Qu'après cela, ce noble athlète de notre poésie lyrique laisse en général une impression d'inachèvement ; qu'il ne surnage qu'en lambeaux aux fatalités de son siècle, il faut en chercher la raison dans notre histoire politique, qui est génératrice, mais aussi dégénératrice des mœurs. De son vivant, le très lucide et très jaloux Sainte-Beuve avait raison de remarquer qu'entre tous les contemporains, Lamartine a le plus perdu à la dispersion et à la suppression de cette société polie de la Restauration qui promettait au goût et à l'art français une renaissance. La Révolution de juillet ramena les lettres et les arts à une sorte d'état forestier et sauvage qui retira aux mieux doués le bienfait de la discipline et du frein. Le goût a pu tester naturellement le partage de ceux, professeurs ou critiques, dont c'était la spécialité : le goût public s'évanouit. À la dissolution du sentiment littéraire correspondit la décomposition des doctrines, qui aboutit à ce mouvement démocratique et libéral, nivelant toutes les écoles philosophiques et religieuses. C'est ainsi que fut donné le scandale, hélas ! lamartinien, des idées de Joseph Prudhomme 9 ou de Calino 10 servies par un langage parfois digne de Pascal et de Bossuet. Il est très vrai, comme le dit Buffon, que les ouvrages bien écrits sont seuls destinés à survivre, mais l'immortalité fera leur châtiment quand ils perpétueront la tristesse d'une émotion sans ordre et d'une pensée en lambeaux.

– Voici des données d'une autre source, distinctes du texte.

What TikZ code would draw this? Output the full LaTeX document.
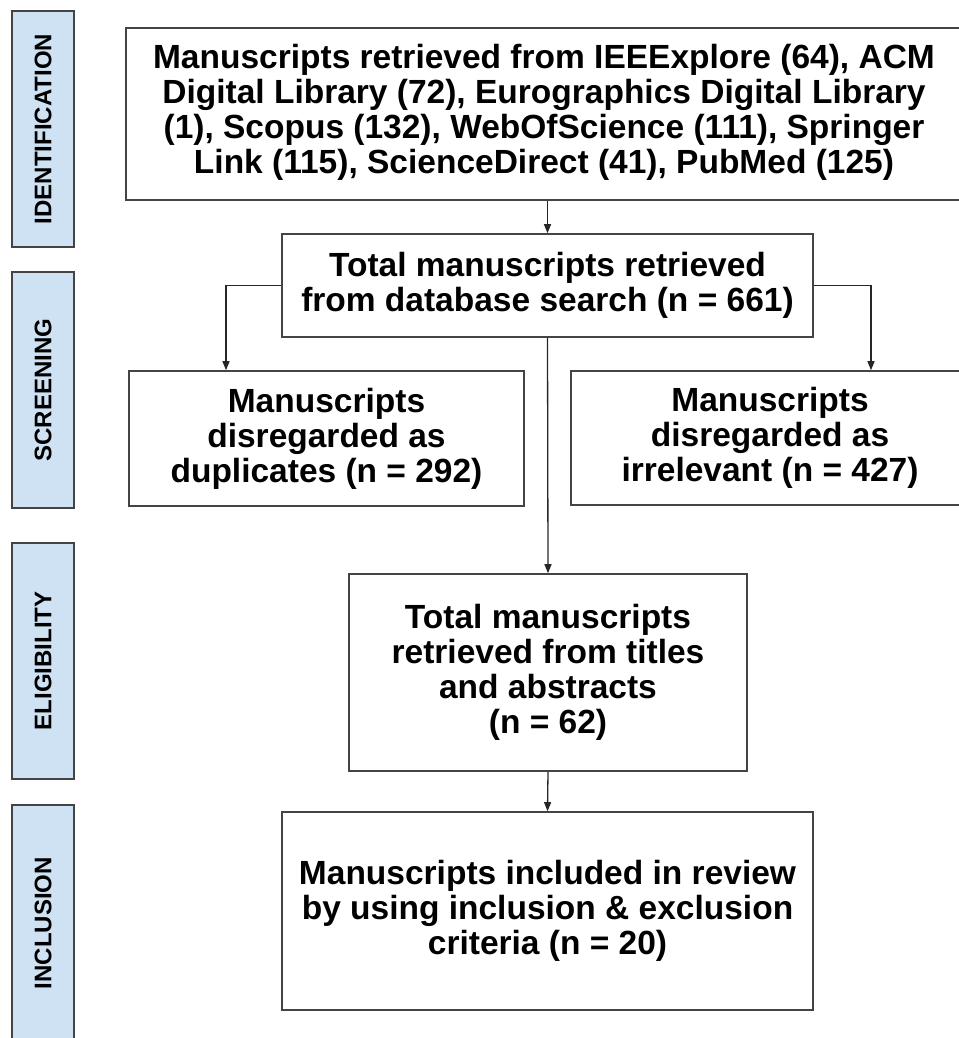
\documentclass[tikz,border=0pt]{standalone}
\usepackage{fontspec}
\setmainfont{Liberation Sans}
\usetikzlibrary{arrows.meta,calc}
\definecolor{phasefill}{HTML}{CFE2F3}
\definecolor{edgegray}{HTML}{444444}
\begin{document}
\begin{tikzpicture}[x=1pt,y=-1pt,
  box/.style={draw=edgegray,line width=1.6pt,fill=white,align=center,inner sep=0pt,
    font=\fontsize{33.5}{35}\selectfont\bfseries},
  phase/.style={draw=edgegray,line width=1.6pt,fill=phasefill,inner sep=0pt},
  phasetext/.style={rotate=90,font=\fontsize{24}{26}\selectfont\bfseries},
  arr/.style={draw=black!85,line width=1.3pt,-{Triangle[length=9pt,width=7pt]}}]
\useasboundingbox (0,0) rectangle (958,1038);
% phase labels
\node[phase,minimum width=62pt,minimum height=236pt] (p1) at (43,129) {};
\node[phasetext] (t1) at (p1) {IDENTIFICATION};
\node[phase,minimum width=62pt,minimum height=236pt] (p2) at (43,390) {};
\node[phasetext] (t2) at (p2) {SCREENING};
\node[phase,minimum width=62pt,minimum height=236pt] (p3) at (43,661) {};
\node[phasetext] (t3) at (p3) {ELIGIBILITY};
\node[phase,minimum width=62pt,minimum height=236pt] (p4) at (43,923) {};
\node[phasetext] (t4) at (p4) {INCLUSION};
% boxes
\node[box,minimum width=844pt,minimum height=172pt] (b1) at (548,114) {};
\node[align=center,font=\fontsize{33.5}{35}\selectfont\bfseries] (t5) at (544,112)
  {Manuscripts retrieved from IEEExplore (64), ACM\\Digital Library (72), Eurographics Digital Library\\(1), Scopus (132), WebOfScience (111), Springer\\Link (115), ScienceDirect (41), PubMed (125)};
\node[box,minimum width=531pt,minimum height=103pt] (b2) at (547.5,285.5)
  {Total manuscripts retrieved\\from database search (n = 661)};
\node[box,minimum width=395pt,minimum height=135pt] (b3) at (326.5,438.5)
  {Manuscripts\\disregarded as\\duplicates (n = 292)};
\node[box,minimum width=398pt,minimum height=134pt] (b4) at (770,438)
  {Manuscripts\\disregarded as\\irrelevant (n = 427)};
\node[box,minimum width=398pt,minimum height=197pt] (b5) at (548,672.5)
  {Total manuscripts\\retrieved from titles\\and abstracts\\(n = 62)};
\node[box,minimum width=531pt,minimum height=198pt] (b6) at (547.5,911)
  {Manuscripts included in review\\by using inclusion \& exclusion\\criteria (n = 20)};
% connectors
\coordinate (cL) at (226,0);
\coordinate (cR) at (871,0);
\draw[arr] (b1.south -| b2.north) -- (b2.north);
\draw[arr] (b2.west) -| (b3.north -| cL);
\draw[arr] (b2.east) -| (b4.north -| cR);
\draw[arr] (b2.south) -- (b5.north);
\draw[arr] (b5.south) -- (b6.north);
\end{tikzpicture}
\end{document}
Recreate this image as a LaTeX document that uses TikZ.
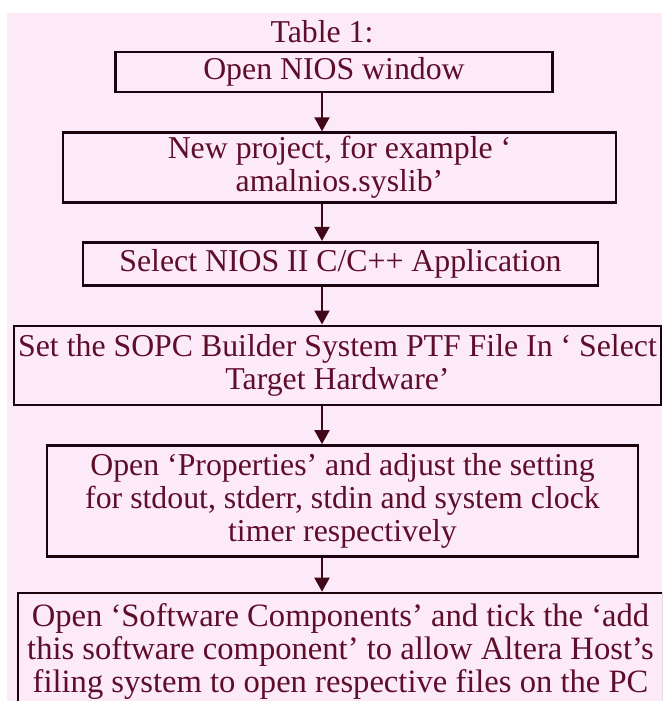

Un Dante eût surmonté cette erreur de l'histoire. Lamartine n'a pu que sauver à la nage, comme Camoëns 11, ses biens les plus précieux. Mais ces biens-là proclament qu'il posséda personnellement la santé, la plénitude, l'harmonie et ce don souverain, qui manquait à Chateaubriand, de s'oublier soi-même dans une œuvre chérie. C'est notre poète sacré. S'il n'eut guère de disciples en langue française, bien que dix mille poétereaux l'aient voulu pasticher et que les plus grands, les plus rares de ses successeurs, un Verlaine, un Moréas, aient tous subi l'influence de sa langueur ou de sa force, de ses rayons de lune ou de ses rayons de soleil, les Provençaux ne peuvent pas oublier que le grand Bourguignon leur a légué plus qu'un disciple, un fils direct, Mistral.

Charles Maurras
  1. Référence à Virgile, Géorgiques, IV, 460 : « at chorus aequalis Dryadum clamore supremos implerunt montes  » ; le chœur (chorus) des Dryades, qui sont « du même âge » (aequalis) qu'Eurydice – dont Virgile parle ici – emplit les montagnes de sa clameur. Il faut comprendre dans le texte de Maurras aequalis au sens d'égal en dignité : Lamartine fait chœur avec ses plus grands prédécesseurs, Virgile ou Racine. Comme celle-ci les notes suivantes sont des notes des éditeurs. [Retour]

  2. Alphonse de Lamartine, Méditations poétiques, Ischia. [Retour]

  3. Odes politiques, À Némésis. [Retour]

  4. Idem. [Retour]

  5. Adieu. Hommage à l'académie de Marseille. [Retour]

  6. Monticule de l'Attique, d'où fut extrait le marbre utilisé pour la construction de l'Acropole. [Retour]

  7. Recueillements poétiques, Toast porté dans un banquet national des Gallois et des Bretons. [Retour]

  8. Première strophe de La Marseillaise de la Paix. Manquent les vers 3 et 4. [Retour]

  9. Allégorie caricaturale du bourgeois parisien du milieu du XIXe siècle, créé par Henry Monnier en 1830, puis rendu célèbre par la pièce du même auteur Grandeur et décadence de M. Joseph Prudhomme (1852). Infatué, bedonnant, volubile, stupide et conformiste, Monsieur Prudhomme a succédé au Monsieur Jourdain du grand siècle, et sa descendance est aujourd'hui innombrable ! [Retour]

  10. Personnage bouffon, imaginé par les frères Goncourt dans leur recueil de nouvelles Une voiture de masques (1856), sur le modèle des acteurs enfarinés de la Commedia dell'arte. Calinot, devenu ensuite Calino chez ses nombreux citateurs, est un pitre multipliant les niaiseries les plus diverses. [Retour]

  11. Luís Vaz de Camões, 1525–1580, dit Camoëns, le plus célèbre des poètes portugais, contemporain des grandes découvertes et de l'apogée de la puissance maritime lusitanienne. Il composa son plus célèbre poème lyrique, Les Lusiades, alors qu'il était en exil à Macao. Sur le chemin du retour, son bateau fit naufrage au large de l'embouchure du Mékong. Il y perdit son égérie Dinamène, chantée par lui dans de nombreux poèmes, mais réussit à sauver son manuscrit. [Retour]

Texte paru dans L'Action française le 23 avril 1912.